What you should do
Up to and including the line with "const yTickValues = [-300,-250,-200,-150,-100,-50,0];", write out the listing from its first line, minus the pictures.
** START **
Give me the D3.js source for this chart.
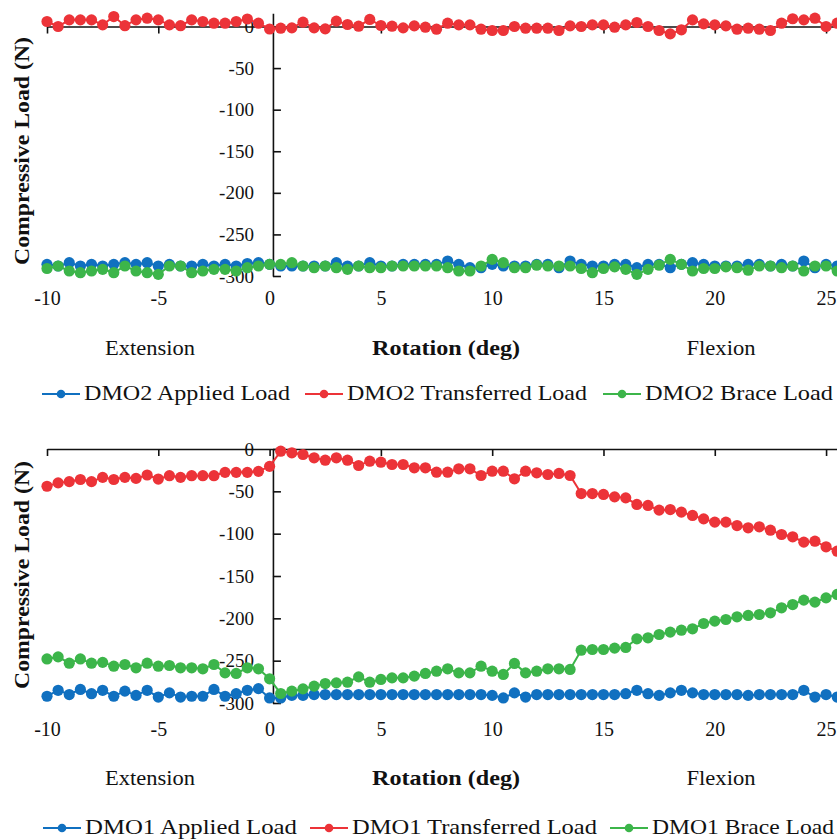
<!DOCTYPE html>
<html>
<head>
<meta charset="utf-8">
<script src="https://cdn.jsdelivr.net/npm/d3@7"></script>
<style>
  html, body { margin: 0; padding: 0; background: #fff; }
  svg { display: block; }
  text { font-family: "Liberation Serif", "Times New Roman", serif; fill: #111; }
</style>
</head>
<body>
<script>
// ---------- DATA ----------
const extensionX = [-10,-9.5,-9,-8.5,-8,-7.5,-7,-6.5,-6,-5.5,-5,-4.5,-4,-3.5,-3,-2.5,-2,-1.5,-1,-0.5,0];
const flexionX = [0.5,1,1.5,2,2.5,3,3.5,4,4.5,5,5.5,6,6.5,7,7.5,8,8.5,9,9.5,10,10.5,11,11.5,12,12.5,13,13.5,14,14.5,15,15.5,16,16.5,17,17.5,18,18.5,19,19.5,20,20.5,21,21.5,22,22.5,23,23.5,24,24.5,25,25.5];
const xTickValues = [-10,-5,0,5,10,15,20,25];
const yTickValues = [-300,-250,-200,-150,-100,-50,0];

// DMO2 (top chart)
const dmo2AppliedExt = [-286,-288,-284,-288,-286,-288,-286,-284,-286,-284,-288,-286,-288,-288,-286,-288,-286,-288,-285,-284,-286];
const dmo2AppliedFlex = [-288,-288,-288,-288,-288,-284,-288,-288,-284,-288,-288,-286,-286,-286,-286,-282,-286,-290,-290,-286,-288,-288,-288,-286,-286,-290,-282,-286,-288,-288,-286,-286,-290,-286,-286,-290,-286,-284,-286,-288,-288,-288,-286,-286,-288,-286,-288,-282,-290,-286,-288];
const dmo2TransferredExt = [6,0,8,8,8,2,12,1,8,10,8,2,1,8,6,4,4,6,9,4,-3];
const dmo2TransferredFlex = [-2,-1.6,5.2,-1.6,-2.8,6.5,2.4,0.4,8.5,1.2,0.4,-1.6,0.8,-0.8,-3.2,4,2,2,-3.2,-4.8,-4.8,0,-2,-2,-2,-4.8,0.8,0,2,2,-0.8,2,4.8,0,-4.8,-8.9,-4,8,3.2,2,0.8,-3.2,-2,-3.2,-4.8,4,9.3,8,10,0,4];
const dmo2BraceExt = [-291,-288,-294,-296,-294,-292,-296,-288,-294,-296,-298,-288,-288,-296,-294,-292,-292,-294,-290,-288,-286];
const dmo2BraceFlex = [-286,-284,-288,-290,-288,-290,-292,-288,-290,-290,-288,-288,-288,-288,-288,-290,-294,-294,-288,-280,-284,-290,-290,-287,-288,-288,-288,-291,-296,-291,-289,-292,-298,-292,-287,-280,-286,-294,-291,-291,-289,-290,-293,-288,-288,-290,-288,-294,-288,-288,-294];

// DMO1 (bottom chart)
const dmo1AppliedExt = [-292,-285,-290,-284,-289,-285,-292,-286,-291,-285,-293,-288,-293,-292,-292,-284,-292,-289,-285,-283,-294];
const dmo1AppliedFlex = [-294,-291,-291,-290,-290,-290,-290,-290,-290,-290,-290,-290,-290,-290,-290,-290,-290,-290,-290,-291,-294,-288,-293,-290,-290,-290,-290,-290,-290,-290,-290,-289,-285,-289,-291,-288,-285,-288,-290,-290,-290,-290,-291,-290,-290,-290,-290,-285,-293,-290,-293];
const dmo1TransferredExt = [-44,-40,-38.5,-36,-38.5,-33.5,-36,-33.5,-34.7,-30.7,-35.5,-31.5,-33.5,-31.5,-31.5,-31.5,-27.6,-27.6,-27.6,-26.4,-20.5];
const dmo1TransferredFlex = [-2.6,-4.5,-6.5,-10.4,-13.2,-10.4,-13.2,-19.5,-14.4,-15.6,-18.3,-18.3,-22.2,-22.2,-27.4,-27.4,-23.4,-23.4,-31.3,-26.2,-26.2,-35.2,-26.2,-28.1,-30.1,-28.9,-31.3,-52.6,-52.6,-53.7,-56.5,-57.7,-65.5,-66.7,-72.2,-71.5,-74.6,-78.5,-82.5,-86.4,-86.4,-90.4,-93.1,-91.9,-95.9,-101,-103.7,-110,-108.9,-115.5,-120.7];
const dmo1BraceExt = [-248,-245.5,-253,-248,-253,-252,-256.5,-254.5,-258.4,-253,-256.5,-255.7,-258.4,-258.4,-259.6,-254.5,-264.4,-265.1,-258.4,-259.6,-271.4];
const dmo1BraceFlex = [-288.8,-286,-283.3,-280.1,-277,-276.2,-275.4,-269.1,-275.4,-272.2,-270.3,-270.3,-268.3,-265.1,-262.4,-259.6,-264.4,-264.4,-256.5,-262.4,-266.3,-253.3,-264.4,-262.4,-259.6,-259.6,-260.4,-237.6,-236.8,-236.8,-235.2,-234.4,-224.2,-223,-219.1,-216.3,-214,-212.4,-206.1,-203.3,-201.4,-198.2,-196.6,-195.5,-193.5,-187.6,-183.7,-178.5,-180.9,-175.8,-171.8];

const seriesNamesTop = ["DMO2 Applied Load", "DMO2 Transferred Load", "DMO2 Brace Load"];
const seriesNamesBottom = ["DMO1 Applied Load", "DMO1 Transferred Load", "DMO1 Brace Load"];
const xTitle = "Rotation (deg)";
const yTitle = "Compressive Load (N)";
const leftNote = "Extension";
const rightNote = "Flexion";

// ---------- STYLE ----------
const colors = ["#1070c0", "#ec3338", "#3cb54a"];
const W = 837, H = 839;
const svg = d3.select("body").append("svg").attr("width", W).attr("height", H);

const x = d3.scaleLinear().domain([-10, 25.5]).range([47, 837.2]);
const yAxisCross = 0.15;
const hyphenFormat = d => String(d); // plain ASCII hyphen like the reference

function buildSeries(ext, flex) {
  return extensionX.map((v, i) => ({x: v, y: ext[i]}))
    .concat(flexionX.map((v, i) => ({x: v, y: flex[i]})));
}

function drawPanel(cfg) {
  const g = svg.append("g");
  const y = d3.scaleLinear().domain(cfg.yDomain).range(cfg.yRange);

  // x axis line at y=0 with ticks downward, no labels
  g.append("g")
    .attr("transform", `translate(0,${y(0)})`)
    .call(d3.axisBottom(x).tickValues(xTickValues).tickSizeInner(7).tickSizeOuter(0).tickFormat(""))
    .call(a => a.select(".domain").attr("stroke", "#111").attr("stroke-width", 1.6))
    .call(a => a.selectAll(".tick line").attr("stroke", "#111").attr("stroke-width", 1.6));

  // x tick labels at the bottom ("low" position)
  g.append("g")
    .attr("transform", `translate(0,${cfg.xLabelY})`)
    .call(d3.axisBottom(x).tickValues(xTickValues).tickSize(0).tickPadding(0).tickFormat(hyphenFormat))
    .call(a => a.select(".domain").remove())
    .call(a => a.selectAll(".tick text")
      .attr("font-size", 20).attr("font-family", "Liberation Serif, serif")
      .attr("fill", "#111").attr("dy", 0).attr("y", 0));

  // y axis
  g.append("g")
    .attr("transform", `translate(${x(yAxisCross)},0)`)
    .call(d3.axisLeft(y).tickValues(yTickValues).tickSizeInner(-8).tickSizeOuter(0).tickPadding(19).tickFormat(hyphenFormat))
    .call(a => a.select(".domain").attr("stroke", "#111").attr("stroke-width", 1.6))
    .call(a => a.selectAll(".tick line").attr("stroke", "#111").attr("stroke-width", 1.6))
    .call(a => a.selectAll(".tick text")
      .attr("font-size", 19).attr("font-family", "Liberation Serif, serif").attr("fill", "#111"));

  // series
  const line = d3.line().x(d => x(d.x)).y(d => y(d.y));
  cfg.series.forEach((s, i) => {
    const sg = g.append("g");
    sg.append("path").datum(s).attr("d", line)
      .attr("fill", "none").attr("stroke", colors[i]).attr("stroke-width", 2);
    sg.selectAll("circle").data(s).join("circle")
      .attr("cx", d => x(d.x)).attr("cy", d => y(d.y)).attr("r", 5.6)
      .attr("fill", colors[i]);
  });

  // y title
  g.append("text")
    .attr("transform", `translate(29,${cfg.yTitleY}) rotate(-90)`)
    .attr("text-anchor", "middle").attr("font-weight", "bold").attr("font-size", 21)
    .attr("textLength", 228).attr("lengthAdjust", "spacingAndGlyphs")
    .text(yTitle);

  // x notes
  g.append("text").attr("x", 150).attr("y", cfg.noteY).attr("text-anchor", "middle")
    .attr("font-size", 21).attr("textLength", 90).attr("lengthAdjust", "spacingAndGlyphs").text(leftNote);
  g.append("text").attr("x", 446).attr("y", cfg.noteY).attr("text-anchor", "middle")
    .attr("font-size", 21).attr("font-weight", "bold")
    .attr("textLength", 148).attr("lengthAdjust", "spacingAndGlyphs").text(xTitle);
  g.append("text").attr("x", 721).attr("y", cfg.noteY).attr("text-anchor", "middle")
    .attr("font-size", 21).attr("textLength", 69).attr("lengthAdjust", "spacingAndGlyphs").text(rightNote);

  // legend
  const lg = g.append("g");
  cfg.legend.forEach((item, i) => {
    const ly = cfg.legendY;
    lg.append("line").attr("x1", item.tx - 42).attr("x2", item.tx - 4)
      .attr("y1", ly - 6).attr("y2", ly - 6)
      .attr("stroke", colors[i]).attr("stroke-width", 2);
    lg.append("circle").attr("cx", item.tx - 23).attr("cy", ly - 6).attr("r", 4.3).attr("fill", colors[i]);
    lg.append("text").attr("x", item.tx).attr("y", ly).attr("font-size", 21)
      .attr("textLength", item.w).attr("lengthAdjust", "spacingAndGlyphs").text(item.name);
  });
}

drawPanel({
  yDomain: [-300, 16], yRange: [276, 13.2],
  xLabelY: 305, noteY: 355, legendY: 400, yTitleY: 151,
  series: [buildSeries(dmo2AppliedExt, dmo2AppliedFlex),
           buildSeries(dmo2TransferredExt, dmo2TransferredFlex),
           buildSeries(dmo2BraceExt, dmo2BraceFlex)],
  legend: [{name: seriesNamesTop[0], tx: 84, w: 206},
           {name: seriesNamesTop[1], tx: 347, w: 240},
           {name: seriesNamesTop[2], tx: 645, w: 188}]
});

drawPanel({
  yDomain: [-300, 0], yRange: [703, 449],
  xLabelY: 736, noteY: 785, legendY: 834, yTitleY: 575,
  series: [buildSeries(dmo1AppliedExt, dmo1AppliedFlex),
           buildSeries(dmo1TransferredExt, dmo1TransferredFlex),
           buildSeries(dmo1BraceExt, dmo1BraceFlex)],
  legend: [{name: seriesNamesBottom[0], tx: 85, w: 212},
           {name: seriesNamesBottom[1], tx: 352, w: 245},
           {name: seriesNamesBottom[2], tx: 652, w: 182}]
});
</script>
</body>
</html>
** END **
Response for this exercise
Give me the D3.js source for this chart.
<!DOCTYPE html>
<html>
<head>
<meta charset="utf-8">
<script src="https://cdn.jsdelivr.net/npm/d3@7"></script>
<style>
  html, body { margin: 0; padding: 0; background: #fff; }
  svg { display: block; }
  text { font-family: "Liberation Serif", "Times New Roman", serif; fill: #111; }
</style>
</head>
<body>
<script>
// ---------- DATA ----------
const extensionX = [-10,-9.5,-9,-8.5,-8,-7.5,-7,-6.5,-6,-5.5,-5,-4.5,-4,-3.5,-3,-2.5,-2,-1.5,-1,-0.5,0];
const flexionX = [0.5,1,1.5,2,2.5,3,3.5,4,4.5,5,5.5,6,6.5,7,7.5,8,8.5,9,9.5,10,10.5,11,11.5,12,12.5,13,13.5,14,14.5,15,15.5,16,16.5,17,17.5,18,18.5,19,19.5,20,20.5,21,21.5,22,22.5,23,23.5,24,24.5,25,25.5];
const xTickValues = [-10,-5,0,5,10,15,20,25];
const yTickValues = [-300,-250,-200,-150,-100,-50,0];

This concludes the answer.